Mapping file structure

We make use of a separate serialisation for the MappingSet metadata block (in YAML) and for the Mappings block (in tsv), in line with the guide from SSSOM documentation. We separate both data types so we do not need to combine the two serialisation formats into a single file.

The files SHOULD take the mapping_set_id from the metadata block as a filename, with a suffix of .sssom.tsv or .sssom.yml.

Mapping specification

General recommendations

When a field has multiple values, it is recommended to delimit it using the | (pipe) character, without any leading or trailing whitespace unless they are part of the value.

Any SSSOM mapping file SHOULD be UTF-8 encoded.

Composition of the MappingSet

The MappingSet MUST be a valid YAML text file and include as its first element a curie_map which includes definitions of all namespaces used in the Mappings.
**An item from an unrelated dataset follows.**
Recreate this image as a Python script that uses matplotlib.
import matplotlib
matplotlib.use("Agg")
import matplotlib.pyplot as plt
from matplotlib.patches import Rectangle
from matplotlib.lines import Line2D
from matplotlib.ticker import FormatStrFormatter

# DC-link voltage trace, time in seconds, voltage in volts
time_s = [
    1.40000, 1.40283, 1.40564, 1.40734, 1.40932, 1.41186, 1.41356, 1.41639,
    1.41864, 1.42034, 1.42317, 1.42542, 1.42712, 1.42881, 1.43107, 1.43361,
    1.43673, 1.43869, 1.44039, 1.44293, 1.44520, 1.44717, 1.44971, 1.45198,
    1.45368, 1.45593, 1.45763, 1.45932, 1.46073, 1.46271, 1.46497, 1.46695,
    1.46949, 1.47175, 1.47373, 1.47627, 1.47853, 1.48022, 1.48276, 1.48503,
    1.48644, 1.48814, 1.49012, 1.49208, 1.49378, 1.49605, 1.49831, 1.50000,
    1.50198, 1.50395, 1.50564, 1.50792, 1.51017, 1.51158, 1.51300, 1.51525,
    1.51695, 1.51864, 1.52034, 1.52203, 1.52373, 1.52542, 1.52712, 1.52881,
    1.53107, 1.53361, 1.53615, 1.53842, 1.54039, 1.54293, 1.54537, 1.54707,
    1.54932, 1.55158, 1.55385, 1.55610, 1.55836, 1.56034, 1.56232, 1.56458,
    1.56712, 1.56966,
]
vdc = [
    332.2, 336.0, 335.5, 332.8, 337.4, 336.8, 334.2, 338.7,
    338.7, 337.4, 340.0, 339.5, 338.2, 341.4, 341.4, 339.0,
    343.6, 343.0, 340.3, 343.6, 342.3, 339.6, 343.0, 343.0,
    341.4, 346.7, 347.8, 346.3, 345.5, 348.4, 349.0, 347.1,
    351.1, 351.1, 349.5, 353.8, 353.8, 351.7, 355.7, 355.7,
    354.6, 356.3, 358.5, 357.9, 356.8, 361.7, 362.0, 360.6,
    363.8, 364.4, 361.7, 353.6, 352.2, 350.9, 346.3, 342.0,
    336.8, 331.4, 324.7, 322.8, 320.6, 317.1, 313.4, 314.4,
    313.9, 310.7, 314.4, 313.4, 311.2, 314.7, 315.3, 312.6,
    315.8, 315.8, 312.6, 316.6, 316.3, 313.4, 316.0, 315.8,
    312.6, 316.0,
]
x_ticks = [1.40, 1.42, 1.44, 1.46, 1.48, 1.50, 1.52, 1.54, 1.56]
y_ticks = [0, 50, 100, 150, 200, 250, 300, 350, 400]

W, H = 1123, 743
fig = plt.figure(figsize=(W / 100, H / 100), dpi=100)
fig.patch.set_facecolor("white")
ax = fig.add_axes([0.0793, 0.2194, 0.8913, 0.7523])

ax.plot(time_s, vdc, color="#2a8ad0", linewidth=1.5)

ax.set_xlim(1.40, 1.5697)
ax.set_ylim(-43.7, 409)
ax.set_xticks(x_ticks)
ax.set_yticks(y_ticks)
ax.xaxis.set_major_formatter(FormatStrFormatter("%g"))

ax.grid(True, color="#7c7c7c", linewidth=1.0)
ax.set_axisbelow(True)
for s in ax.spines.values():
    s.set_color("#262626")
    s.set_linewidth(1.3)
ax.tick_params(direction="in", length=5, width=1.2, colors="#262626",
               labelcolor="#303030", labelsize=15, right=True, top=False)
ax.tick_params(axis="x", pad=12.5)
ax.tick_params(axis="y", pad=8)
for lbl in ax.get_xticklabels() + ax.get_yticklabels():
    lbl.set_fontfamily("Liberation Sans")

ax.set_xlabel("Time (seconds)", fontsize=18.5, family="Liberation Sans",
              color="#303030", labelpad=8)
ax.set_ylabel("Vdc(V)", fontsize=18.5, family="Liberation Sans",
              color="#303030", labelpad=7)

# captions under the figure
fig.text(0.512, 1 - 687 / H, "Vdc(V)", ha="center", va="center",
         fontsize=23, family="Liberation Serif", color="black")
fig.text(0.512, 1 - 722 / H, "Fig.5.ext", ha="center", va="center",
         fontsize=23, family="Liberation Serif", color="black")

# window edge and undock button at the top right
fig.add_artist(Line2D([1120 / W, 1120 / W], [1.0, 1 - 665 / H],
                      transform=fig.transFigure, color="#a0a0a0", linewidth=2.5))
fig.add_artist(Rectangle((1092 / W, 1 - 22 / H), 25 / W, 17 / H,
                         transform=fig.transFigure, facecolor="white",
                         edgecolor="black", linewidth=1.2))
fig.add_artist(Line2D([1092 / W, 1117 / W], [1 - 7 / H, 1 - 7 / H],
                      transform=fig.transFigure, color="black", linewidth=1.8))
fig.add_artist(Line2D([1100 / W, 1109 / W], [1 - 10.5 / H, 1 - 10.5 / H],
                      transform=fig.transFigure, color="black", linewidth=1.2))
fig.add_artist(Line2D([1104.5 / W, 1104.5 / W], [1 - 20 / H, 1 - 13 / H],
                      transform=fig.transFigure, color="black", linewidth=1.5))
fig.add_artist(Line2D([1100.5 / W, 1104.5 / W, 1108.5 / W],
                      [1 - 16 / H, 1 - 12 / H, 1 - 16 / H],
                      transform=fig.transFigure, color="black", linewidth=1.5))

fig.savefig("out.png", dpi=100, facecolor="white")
A MappingSet SHOULD further include:

  • mapping_set_id: A unique identifier to be used for this specific MappingSet and its associated Mappings. mapping_set_id should be constructed as a concatenation (using _ to concatenate) of the prefix mids and the metadata terms object_type, subject_type and mapping_set_version.
  • license: A URI specifying the license (or lack thereof) of these mappings.
  • mapping_set_version: A MappingSet version indicator. Recommended practice is to use an incrementing integer starting at 1. Any change to the Mappings or MappingSet requires a new version.
  • mapping_provider: A reference URL or persistent ID for the source or entity which makes this MappingSet available.
  • mapping_date: Date the Mappings or MappingSet were last modified.
  • object_type: The standard to map to. Recommended practice is to use the namespace from the curie_map. Alternatively a URI or other persistent ID.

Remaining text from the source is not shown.